I found this on the Web site of the San Francisco Jewish Film Festival and it says it better than I can: "These are women whose comedy defied cultural expectations and changed the rules. Get ready to duck when the zingers fly and guffaw at this hilarious, insightful documentary--an exhilarating mix of contemporary performance, interviews and rare archival footage. What is it that makes funny Jewish women so funny...and so Jewish? Is it a nose wrinkled just so, accompanied by a devilishly sexy grin or a jolting and sarcastic punch line? Is it the acerbic humor of generations of immigrant and first-generation women who fought for a place in America with their brains and their wit, and at the same time needed to make a living? Making Trouble celebrates three generations who, for all of the reasons above, successfully went from vaudeville and the Yiddish theater to Broadway, from Ziegfeld's Follies to Saturday Night Live."

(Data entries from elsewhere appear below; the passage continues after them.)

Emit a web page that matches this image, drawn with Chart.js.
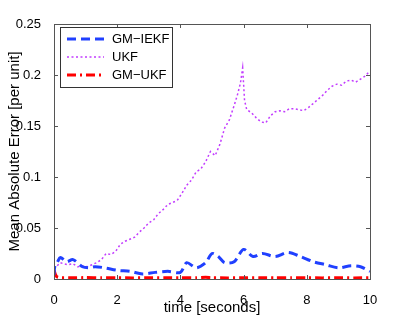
<!DOCTYPE html>
<html>
<head>
<meta charset="utf-8">
<script src="https://cdn.jsdelivr.net/npm/chart.js@4"></script>
<style>
  html, body { margin: 0; padding: 0; background: #fff; }
  #wrap { width: 409px; height: 317px; }
</style>
</head>
<body>
<div id="wrap"><canvas id="myChart" width="409" height="317"></canvas></div>
<script>
const seriesNames = ["GM\u2212IEKF", "UKF", "GM\u2212UKF"];
const xTicks = [0, 2, 4, 6, 8, 10];
const yTicks = [0, 0.05, 0.1, 0.15, 0.2, 0.25];

const iekfTime = [0, 0.03, 0.1, 0.2, 0.4, 0.6, 0.9, 1.1, 1.3, 1.6, 2.0, 2.4, 2.8, 3.2, 3.6, 4.0, 4.2, 4.5, 4.8, 5.0, 5.2, 5.4, 5.7, 6.0, 6.3, 6.6, 7.0, 7.4, 7.8, 8.2, 8.6, 9.0, 9.4, 9.7, 10];
const iekfError = [0.004, 0.013, 0.016, 0.021, 0.017, 0.019, 0.012, 0.011, 0.012, 0.011, 0.0085, 0.0075, 0.005, 0.0065, 0.0075, 0.0065, 0.016, 0.011, 0.016, 0.025, 0.022, 0.016, 0.017, 0.029, 0.022, 0.025, 0.022, 0.026, 0.022, 0.017, 0.014, 0.011, 0.013, 0.012, 0.0075];

const ukfTime = [0, 0.1, 0.2, 0.3, 0.45, 0.6, 0.75, 0.9, 1.05, 1.2, 1.35, 1.5, 1.65, 1.8, 1.95, 2.1, 2.25, 2.4, 2.55, 2.7, 2.85, 3.0, 3.15, 3.3, 3.45, 3.6, 3.75, 3.9, 4.05, 4.2, 4.35, 4.5, 4.65, 4.8, 4.95, 5.1, 5.25, 5.4, 5.55, 5.7, 5.8, 5.9, 5.97, 6.03, 6.1, 6.25, 6.4, 6.55, 6.7, 6.85, 7.0, 7.15, 7.3, 7.45, 7.6, 7.75, 7.9, 8.05, 8.2, 8.35, 8.5, 8.65, 8.8, 8.95, 9.1, 9.25, 9.4, 9.55, 9.7, 9.85, 10];
const ukfError = [0.010, 0.013, 0.016, 0.015, 0.014, 0.015, 0.012, 0.013, 0.012, 0.014, 0.016, 0.019, 0.025, 0.024, 0.027, 0.034, 0.037, 0.039, 0.041, 0.046, 0.050, 0.055, 0.058, 0.064, 0.068, 0.073, 0.075, 0.077, 0.084, 0.092, 0.097, 0.105, 0.108, 0.115, 0.125, 0.121, 0.132, 0.148, 0.156, 0.170, 0.180, 0.192, 0.207, 0.175, 0.166, 0.163, 0.158, 0.154, 0.153, 0.160, 0.164, 0.165, 0.164, 0.167, 0.167, 0.166, 0.165, 0.168, 0.172, 0.176, 0.180, 0.185, 0.189, 0.191, 0.190, 0.194, 0.195, 0.193, 0.196, 0.199, 0.204];

const gmukfTime = [0, 0.05, 0.1, 0.2, 0.6, 1.0, 1.5, 2.0, 2.5, 3.0, 3.5, 4.0, 4.5, 4.8, 5.0, 5.5, 6.0, 6.5, 7.0, 7.5, 8.0, 8.5, 9.0, 9.5, 10];
const gmukfError = [0.009, 0.004, 0.002, 0.0012, 0.0012, 0.0014, 0.0012, 0.0012, 0.0011, 0.0012, 0.0012, 0.0013, 0.0012, 0.0016, 0.0012, 0.0011, 0.0012, 0.0012, 0.0011, 0.0012, 0.0012, 0.0011, 0.0012, 0.0011, 0.0013];

const colors = ["#2040ff", "#c23cff", "#ff0000"];
const dashes = [[9, 5], [2, 2.5], [9, 4, 2, 4]];
const widths = [3, 1.5, 3];
const tensions = [0.3, 0, 0.2];

const toPoints = (xs, ys) => xs.map((x, i) => ({ x, y: ys[i] }));

const frame = {
  id: "frame",
  afterDatasetsDraw(chart) {
    const { ctx, chartArea: a, scales } = chart;
    ctx.save();
    ctx.strokeStyle = "#555";
    ctx.lineWidth = 1;
    ctx.setLineDash([]);
    ctx.strokeRect(a.left + 0.5, a.top + 0.5, a.right - a.left, a.bottom - a.top);
    ctx.beginPath();
    xTicks.forEach(v => {
      const px = Math.round(scales.x.getPixelForValue(v)) + 0.5;
      ctx.moveTo(px, a.bottom); ctx.lineTo(px, a.bottom - 4);
      ctx.moveTo(px, a.top); ctx.lineTo(px, a.top + 4);
    });
    yTicks.forEach(v => {
      const py = Math.round(scales.y.getPixelForValue(v)) + 0.5;
      ctx.moveTo(a.left, py); ctx.lineTo(a.left + 4, py);
      ctx.moveTo(a.right, py); ctx.lineTo(a.right - 4, py);
    });
    ctx.stroke();

    // legend box
    const lx = a.left + 6, ly = a.top + 3, lw = 112, lh = 60;
    ctx.fillStyle = "#fff";
    ctx.fillRect(lx, ly, lw, lh);
    ctx.strokeStyle = "#333";
    ctx.strokeRect(lx + 0.5, ly + 0.5, lw, lh);
    ctx.font = "13px 'Liberation Sans', Arial, sans-serif";
    ctx.textBaseline = "middle";
    seriesNames.forEach((name, i) => {
      const y = ly + 12 + i * 18;
      ctx.beginPath();
      ctx.strokeStyle = colors[i];
      ctx.lineWidth = widths[i];
      ctx.setLineDash(dashes[i]);
      ctx.moveTo(lx + 7, y); ctx.lineTo(lx + 44, y);
      ctx.stroke();
      ctx.setLineDash([]);
      ctx.fillStyle = "#000";
      ctx.fillText(name, lx + 52, y);
    });
    ctx.restore();
  }
};

const ctx = document.getElementById("myChart").getContext("2d");
new Chart(ctx, {
  type: "line",
  data: {
    datasets: [
      { label: seriesNames[0], data: toPoints(iekfTime, iekfError) },
      { label: seriesNames[1], data: toPoints(ukfTime, ukfError) },
      { label: seriesNames[2], data: toPoints(gmukfTime, gmukfError) },
    ].map((d, i) => ({
      ...d,
      borderColor: colors[i],
      borderWidth: widths[i],
      borderDash: dashes[i],
      pointRadius: 0,
      tension: tensions[i],
      fill: false,
    })),
  },
  options: {
    responsive: false,
    animation: false,
    layout: { padding: { left: 0, top: 24, right: 39, bottom: 0 } },
    plugins: { legend: { display: false }, tooltip: { enabled: false } },
    scales: {
      x: {
        type: "linear",
        min: 0,
        max: 10,
        afterBuildTicks: s => { s.ticks = xTicks.map(value => ({ value })); },
        afterFit: s => { s.height = 38; },
        grid: { display: false },
        border: { display: false },
        ticks: { color: "#000", padding: 6, maxRotation: 0, font: { family: "'Liberation Sans', Arial, sans-serif", size: 13 } },
        title: {
          display: true,
          text: "time [seconds]",
          color: "#000",
          padding: { top: 0, bottom: 0 },
          font: { family: "'Liberation Sans', Arial, sans-serif", size: 15 },
        },
      },
      y: {
        min: 0,
        max: 0.25,
        afterBuildTicks: s => { s.ticks = yTicks.map(value => ({ value })); },
        afterFit: s => { s.width = 54; },
        grid: { display: false },
        border: { display: false },
        ticks: {
          color: "#000",
          padding: 5,
          font: { family: "'Liberation Sans', Arial, sans-serif", size: 13 },
          callback: v => String(Number(v.toFixed(2))),
        },
        title: {
          display: true,
          text: "Mean Absolute Error [per unit]",
          color: "#000",
          padding: { top: 6, bottom: 0 },
          font: { family: "'Liberation Sans', Arial, sans-serif", size: 15 },
        },
      },
    },
  },
  plugins: [frame],
});
</script>
</body>
</html>
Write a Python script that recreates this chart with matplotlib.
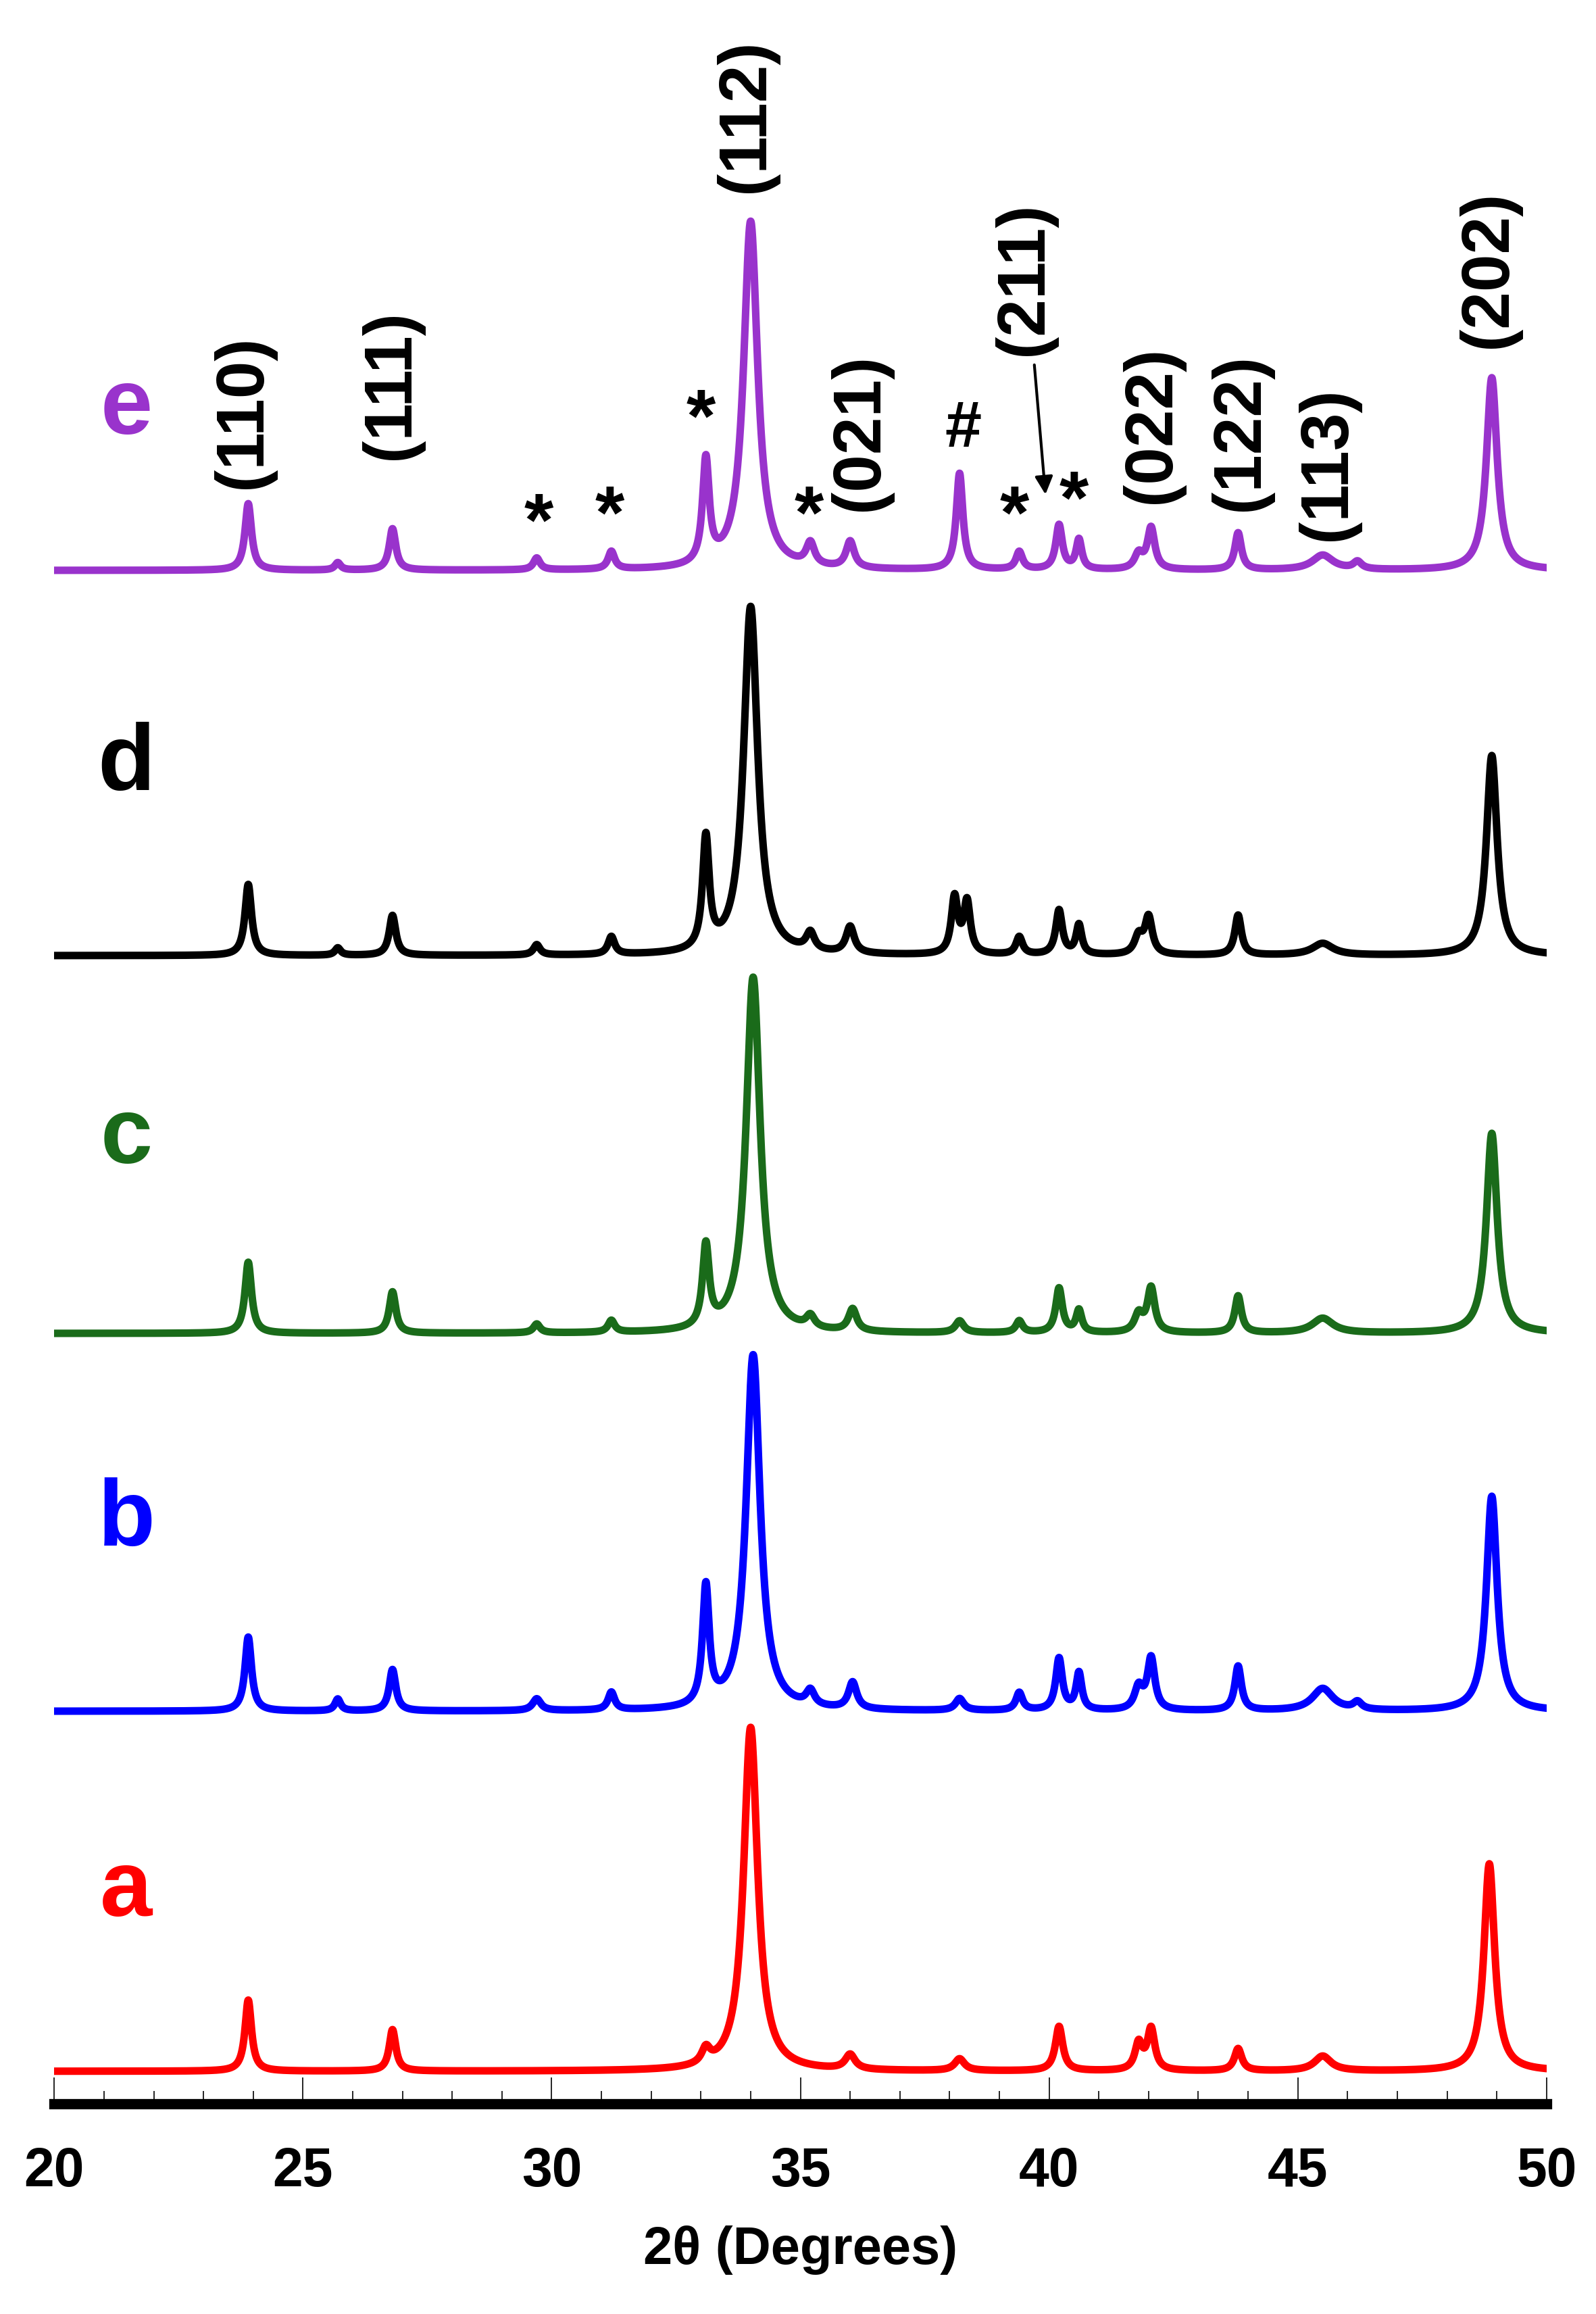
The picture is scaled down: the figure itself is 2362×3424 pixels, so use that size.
import numpy as np
import matplotlib
matplotlib.use("Agg")
import matplotlib.pyplot as plt
from matplotlib.ticker import MultipleLocator

plt.rcParams['font.family'] = ['Liberation Sans', 'DejaVu Sans']

# peak lists: (position 2theta, height, half-width)
peaks_a = [(23.9,48,.08),(26.8,28,.08),(33.1,10,.1),(34.0,232,.17),(36.0,10,.12),(38.2,8,.12),
           (40.2,30,.09),(41.8,18,.09),(42.05,28,.09),(43.8,15,.09),(45.5,10,.2),(48.85,140,.13)]
peaks_b = [(23.9,50,.08),(25.7,8,.07),(26.8,28,.08),(29.7,8,.1),(31.2,12,.08),(33.1,80,.08),
           (34.05,240,.17),(35.2,10,.1),(36.05,18,.1),(38.2,8,.1),(39.4,12,.08),(40.2,35,.08),
           (40.6,25,.07),(41.8,15,.1),(42.05,35,.09),(43.8,30,.08),(45.5,15,.25),(46.2,5,.1),(48.9,145,.13)]
peaks_c = [(23.9,48,.08),(26.8,28,.08),(29.7,6,.08),(31.2,8,.08),(33.1,55,.08),(34.05,240,.17),
           (35.2,8,.1),(36.05,15,.1),(38.2,8,.1),(39.4,8,.08),(40.2,30,.08),(40.6,15,.07),
           (41.8,12,.1),(42.05,30,.09),(43.8,25,.08),(45.5,10,.25),(48.9,135,.13)]
peaks_d = [(23.9,48,.08),(25.7,5,.07),(26.8,27,.08),(29.7,7,.08),(31.2,12,.08),(33.1,75,.08),
           (34.0,235,.17),(35.2,12,.1),(36.0,18,.1),(38.1,38,.08),(38.35,35,.08),(39.4,12,.08),
           (40.2,30,.08),(40.6,20,.07),(41.8,12,.1),(42.0,25,.09),(43.8,27,.08),(45.5,8,.25),(48.9,135,.13)]
peaks_e = [(23.9,45,.08),(25.7,5,.07),(26.8,28,.08),(29.7,8,.08),(31.2,12,.08),(33.1,70,.08),
           (34.0,235,.17),(35.2,15,.1),(36.0,18,.1),(38.2,65,.08),(39.4,12,.08),(40.2,30,.08),
           (40.6,20,.07),(41.8,10,.1),(42.05,28,.09),(43.8,25,.08),(45.5,10,.25),(46.2,5,.1),(48.9,130,.13)]
series = [("a", peaks_a, 22, "#ff0000"), ("b", peaks_b, 265, "#0000ff"),
          ("c", peaks_c, 520, "#1a6b1a"), ("d", peaks_d, 775, "#000000"),
          ("e", peaks_e, 1035, "#9933cc")]
letter_y = [127, 377, 635, 887, 1127]

hkl_labels = ["(110)","(111)","(112)","(021)","(211)","(022)","(122)","(113)","(202)"]
hkl_x = [23.8, 26.77, 33.9, 36.2, 39.5, 42.07, 43.85, 45.6, 48.84]
hkl_y = [1090, 1110, 1290, 1075, 1180, 1080, 1075, 1055, 1185]
star_x = [29.74, 31.17, 33.0, 35.18, 39.3, 40.5]
star_y = [1065, 1070, 1135, 1070, 1070, 1080]

fig = plt.figure(figsize=(23.62, 34.24), dpi=100)
ax = fig.add_axes([0.034, 0.0908, 0.935, 0.9092])
x = np.linspace(20, 50, 6000)
for name, pk, base, col in series:
    y = np.full_like(x, base, dtype=float)
    for p, h, w in pk:
        y += h / (1 + ((x - p) / w) ** 2)
    ax.plot(x, y, color=col, lw=8, solid_joinstyle='round')

for (name, pk, base, col), ly in zip(series, letter_y):
    ax.text(21.45, ly, name, color=col, fontsize=100, fontweight='bold', ha='center', va='baseline')

for t, xx, yy in zip(hkl_labels, hkl_x, hkl_y):
    ax.text(xx, yy, t, rotation=90, fontsize=72, fontweight='bold', ha='center', va='bottom')
for xx, yy in zip(star_x, star_y):
    ax.text(xx, yy, "*", fontsize=80, fontweight='bold', ha='center', va='center')
ax.text(38.27, 1130, "#", fontsize=70, fontweight='bold', ha='center', va='center')
ax.annotate("", xy=(39.93, 1085), xytext=(39.7, 1175),
            arrowprops=dict(arrowstyle='-|>', lw=3, color='black', mutation_scale=40))

ax.set_xlim(20, 50)
ax.set_ylim(0, 1420)
for s in ['top', 'right', 'left']:
    ax.spines[s].set_visible(False)
ax.spines['bottom'].set_linewidth(11)
ax.set_yticks([])
ax.xaxis.set_major_locator(MultipleLocator(5))
ax.xaxis.set_minor_locator(MultipleLocator(1))
ax.tick_params(axis='x', which='major', direction='in', length=28, width=1.2, pad=45,
               labelsize=58)
ax.tick_params(axis='x', which='minor', direction='in', length=14, width=1.2)
for lab in ax.get_xticklabels():
    lab.set_fontweight('bold')
ax.set_xlabel("2θ (Degrees)", fontsize=56, fontweight='bold', labelpad=30)
fig.savefig("out.png", dpi=100)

Lauren Antler, one of the producers of the film, talked with the audience afterward. In answer to a comment by Ann Stokes, who said that she wanted more footage of the women, and that she was particularly disturbed by all the men talking in the early scenes, Antler said that archival footage is very expensive. I thought that was interesting. I'd like to see a lot more footage of all these funny women, too.
It's playing again next Sunday at 8:30 p.m.

"What Remains: The Life and Work of Sally Mann," by Steven Cantor, is about making art. It's so much about making art that Cantor gets lost and the movie, as well as the world inside it, is dominated by Mann, the photographer who became famous for her 1992 nude pictures of her children.
"It never occurred to me to leave home to make art," she says.
Luminously lovely herself, with wide blue eyes that seem to go on to the horizon, and totally self-obsessed and obsessed by images, Mann shoots her children, her husband, her dogs, her chickens, her horses, her trees and - hold on - decomposing bodies at a forensic sight. The bodies and some other photographs, including bones from the body of one of her pet greyhounds, which she dug up after it had partly decomposed, were part of an exhibit recently at the Corcoran Museum in D.C.
"I love mummified skin," she says. "It's so beautiful. It looks like fabric."
The photographs are beautiful, truly. As beautiful as they are weird. "There might be some people upset by these pictures," she says. And later, "But it reminds us to embrace life."